Sometimes you don’t have a raw list. You have counts, like “3 students scored 70, 5 students scored 80, 2 students scored 90.” You can still compute the arithmetic mean by multiplying each score by its count, summing, then dividing by the total count.

Mean = (70×3 + 80×5 + 90×2) ÷ (3+5+2)

Mean = (210 + 400 + 180) ÷ 10 = 790 ÷ 10 = 79

This method is also how spreadsheets compute the mean from repeated values behind the scenes.

Table: Common mistakes and quick fixes

Most mean errors come from simple slips. This table lists the ones that show up in homework, reports, and dashboards.

Mistake What it causes Quick fix
Mixing units (cm with m) Mean that looks “off” Convert units before averaging
Forgetting a value Mean shifts up or down Re-check the list or cell range
Counting wrong n Mean outside expected range Count items again; use a tally mark
Including zeros that mean “missing” Mean drops unfairly Use blanks/NA for missing values
Rounding too early Small drift in the final mean Round at the end, not mid-way
Using mean on heavily skewed data “Typical” value feels wrong Pair mean with median
Using weights that don’t sum cleanly Weighted mean warped Check weights total 1 (or 100%)

How to compute the arithmetic mean in Excel and Google Sheets

Spreadsheets make averaging painless, yet the same basic rule still applies. In Excel and Google Sheets, the function is AVERAGE().

  • Single range:=AVERAGE(A2:A11)
  • Multiple ranges:=AVERAGE(A2:A11, C2:C11)

Two checks keep you safe:

  • Scan for hidden rows or filtered data. Your range might skip values you meant to include.
  • Decide what zeros mean in your dataset. A zero can be a real value, or a “missing” placeholder that should be blank.
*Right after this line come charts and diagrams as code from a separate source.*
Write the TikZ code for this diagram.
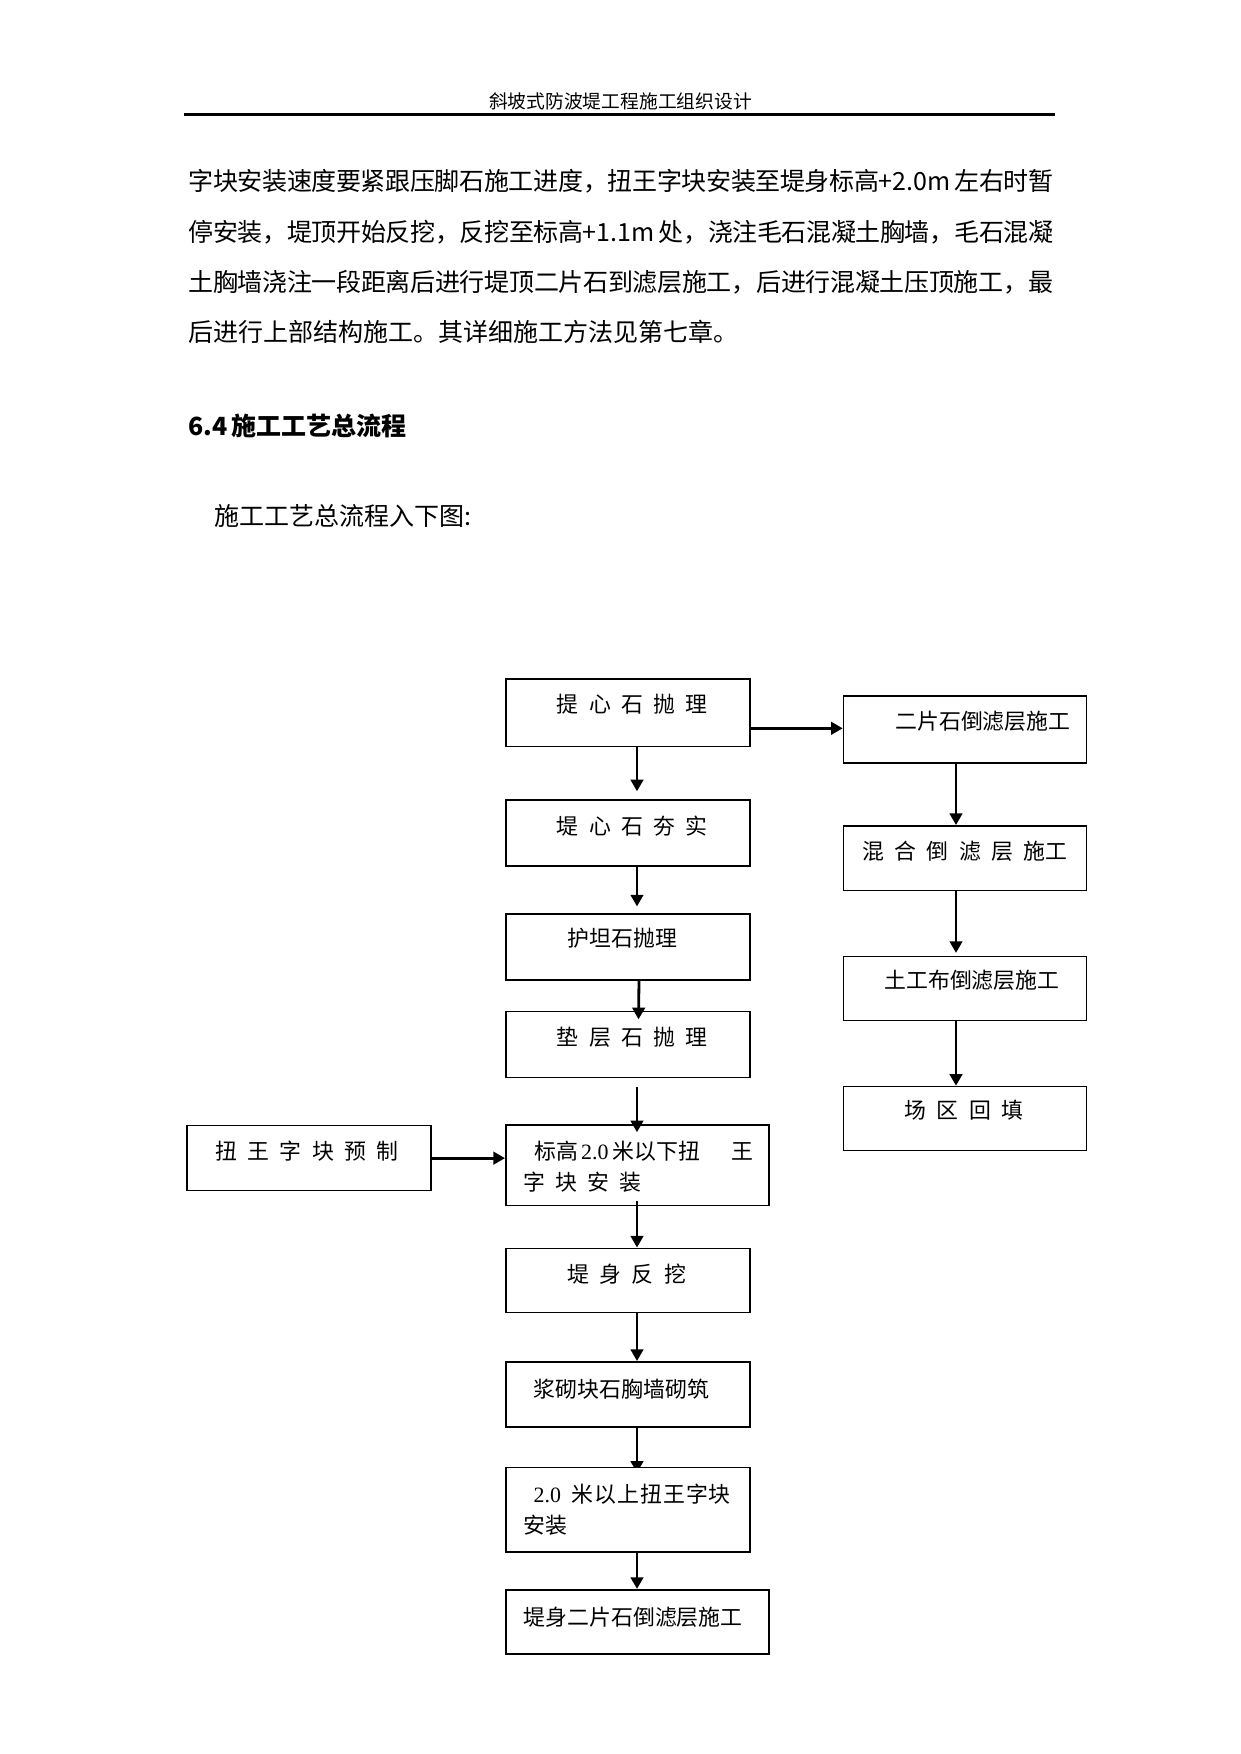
\documentclass[tikz,border=0pt]{standalone}
\usepackage{fontspec}
\setmainfont{Noto Sans CJK SC}
\newfontfamily\tnr{Liberation Serif}
\usetikzlibrary{arrows.meta,fit,calc}
\XeTeXlinebreaklocale "zh"
\XeTeXlinebreakskip=0pt plus 1pt minus 1pt
\newcommand\cgap{\hspace{4.96pt}}
\pgfdeclarelayer{bg}
\pgfsetlayers{bg,main}
\begin{document}
\begin{tikzpicture}[x=0.4797pt,y=-0.4797pt,
  box/.style={draw,line width=0.75pt,inner sep=0pt,fill=white},
  arr/.style={line width=1.35pt,-{Triangle[length=5.6pt,width=6pt]}},
  txt/.style={anchor=west,inner sep=0pt,font=\fontsize{10.5}{12}\selectfont},
  body/.style={anchor=west,inner sep=0pt,font=\fontsize{12}{14}\selectfont},
  bodyj/.style={body,text width=414.9pt}]
\begin{pgfonlayer}{bg}
\fill[white] (0,0) rectangle (1241,1754);
\end{pgfonlayer}
\useasboundingbox (0,0) rectangle (1241,1754);

% header
\node[anchor=center,inner sep=0pt,font=\fontsize{9}{10}\selectfont] (hdr) at (620.5,101) {斜坡式防波堤工程施工组织设计};
\coordinate (hl) at (183.5,114.5);
\coordinate (hr) at (1055,114.5);
\draw[line width=1.4pt] (hl) -- (hr);

% body text
\node[bodyj] (l1) at (188,181.5) {\parfillskip=0pt\relax 字块安装速度要紧跟压脚石施工进度，扭王字块安装至堤身标高+2.0m\hspace{0.15em}左右时暂};
\node[bodyj] (l2) at (188,232.5) {\parfillskip=0pt\relax 停安装，堤顶开始反挖，反挖至标高+1.1m\hspace{0.15em}处，浇注毛石混凝土胸墙，毛石混凝};
\node[bodyj] (l3) at (188,282) {\parfillskip=0pt\relax 土胸墙浇注一段距离后进行堤顶二片石到滤层施工，后进行混凝土压顶施工，最};
\node[body] (l4) at (188,332) {后进行上部结构施工。其详细施工方法见第七章。};
\node[body,font=\fontsize{12}{14}\selectfont\bfseries] (hd) at (188,426) {6.4\hspace{0.15em}施工工艺总流程};
\node[body] (intro) at (213.7,515.7) {施工工艺总流程入下图:};

% boxes
\node[box,fit={(505.8,679.2) (750,746.4)}] (b1) {};
\node[box,fit={(505.8,800.1) (750,866.1)}] (b2) {};
\node[box,fit={(505.8,914.2) (750,980.2)}] (b3) {};
\node[box,fit={(505.8,1011.6) (750,1077.5)}] (b4) {};
\node[box,fit={(505.8,1125) (768.8,1205.5)}] (b5) {};
\node[box,fit={(505.8,1248.3) (750,1312.6)}] (b6) {};
\node[box,fit={(505.8,1361.8) (750,1427)}] (b7) {};
\node[box,fit={(505.8,1467.5) (750,1552)}] (b8) {};
\node[box,fit={(505.8,1589.7) (768.8,1654)}] (b9) {};
\node[box,fit={(843.5,696) (1086.5,763)}] (r1) {};
\node[box,fit={(843.5,825.8) (1086.5,890.7)}] (r2) {};
\node[box,fit={(843.5,956.7) (1086.5,1020.5)}] (r3) {};
\node[box,fit={(843.5,1086.5) (1086.5,1150.3)}] (r4) {};
\node[box,fit={(186.9,1125.7) (430.8,1190.6)}] (lb) {};

% box texts
\node[txt] (t1) at (556.5,704.5) {提\cgap 心\cgap 石\cgap 抛\cgap 理};
\node[txt] (t2) at (556.5,825.8) {堤\cgap 心\cgap 石\cgap 夯\cgap 实};
\node[txt] (t3) at (567.5,938) {护坦石抛理};
\node[txt] (t4) at (556.5,1037) {垫\cgap 层\cgap 石\cgap 抛\cgap 理};
\node[txt] (t5a) at (533.7,1151) {标高\hspace{0.15em}{\tnr 2.0}\hspace{0.2em}米以下扭\hspace{1.43em}王};
\node[txt] (t5b) at (522.6,1182.5) {字\cgap 块\cgap 安\cgap 装};
\node[txt] (t6) at (567,1274) {堤\cgap 身\cgap 反\cgap 挖};
\node[txt] (t7) at (533.5,1389) {浆砌块石胸墙砌筑};
\node[txt] (t8a) at (533.3,1494) {{\tnr 2.0}\hspace{0.47em}米\hspace{0.5pt}以\hspace{0.5pt}上\hspace{0.5pt}扭\hspace{0.5pt}王\hspace{0.5pt}字\hspace{0.5pt}块};
\node[txt] (t8b) at (523.3,1525) {安装};
\node[txt] (t9) at (523.3,1617) {堤身二片石倒滤层施工};
\node[txt] (tr1) at (895,721) {二片石倒滤层施工};
\node[txt] (tr2) at (862,851) {混\cgap 合\cgap 倒\cgap 滤\cgap 层\cgap 施工};
\node[txt] (tr3) at (884,980.5) {土工布倒滤层施工};
\node[txt] (tr4) at (904.2,1110) {场\cgap 区\cgap 回\cgap 填};
\node[txt] (tl) at (215,1151) {扭\cgap 王\cgap 字\cgap 块\cgap 预\cgap 制};

% connectors
\coordinate (cx) at (637,0);
\coordinate (rx) at (956,0);
\coordinate (hy) at (0,728.3);
\draw[arr] (b1.south -| cx) -- ($(b2.north -| cx)+(0,-8)$);
\draw[arr] (b2.south -| cx) -- ($(b3.north -| cx)+(0,-7)$);
\draw[arr] ($(b3.south -| cx)+(2,0)$) -- ($(b4.north -| cx)+(1.5,8.5)$);
\draw[arr] ($(b4.south -| cx)+(0,8.5)$) -- ($(b5.north -| cx)+(0,8)$);
\draw[arr] ($(b5.south -| cx)+(0,-5.5)$) -- (b6.north -| cx);
\draw[arr] (b6.south -| cx) -- (b7.north -| cx);
\begin{pgfonlayer}{bg}
\draw[arr] (b7.south -| cx) -- ($(b8.north -| cx)+(0,6)$);
\end{pgfonlayer}
\draw[arr] (b8.south -| cx) -- (b9.north -| cx);
\draw[arr] (r1.south -| rx) -- (r2.north -| rx);
\draw[arr] (r2.south -| rx) -- ($(r3.north -| rx)+(0,-3)$);
\draw[arr] (r3.south -| rx) -- (r4.north -| rx);
\draw[arr] (b1.east |- hy) -- (r1.west |- hy);
\draw[arr] (lb.east) -- (b5.west |- lb.east);
\end{tikzpicture}
\end{document}
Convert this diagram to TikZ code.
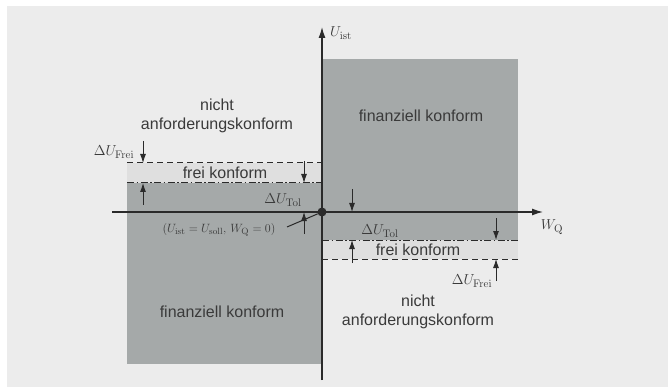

How teachers and students can explain it in one minute

If you need to teach the idea, start with a story that doesn’t need fancy words. Say you have 12 cookies across 3 plates. If you spread them so each plate has the same number, each plate gets 4. That “equal share” is the arithmetic mean.

Then connect the story back to the formula: total cookies ÷ number of plates.

Mini checklist before you trust a mean

Use this list when you’re writing a report, checking homework, or building a chart label.

  • Are all values in the same unit?
  • Did you include the right items and only those items?
  • Is the mean between the minimum and maximum?
  • Are there outliers that pull the mean away from most values?
  • Would the reader be better served by reporting mean and median together?

Practice set with answers

Try these on paper, then check your work. Each one is small on purpose, so the arithmetic stays clean.

  • 5, 7, 8, 10
  • 12, 12, 18
  • 2.5, 3.0, 3.5, 4.0
  • -4, -1, 5

Answers:

  • (5+7+8+10) ÷ 4 = 7.5
  • (12+12+18) ÷ 3 = 14
  • (2.5+3.0+3.5+4.0) ÷ 4 = 3.25
  • (-4 + -1 + 5) ÷ 3 = 0

Wrap-up: What to take away

The arithmetic mean is a clean “equal share” summary: add the values, divide by the count. It’s great for balanced data, yet it can be pulled by extremes. When the data are skewed, pairing it with the median keeps your story honest.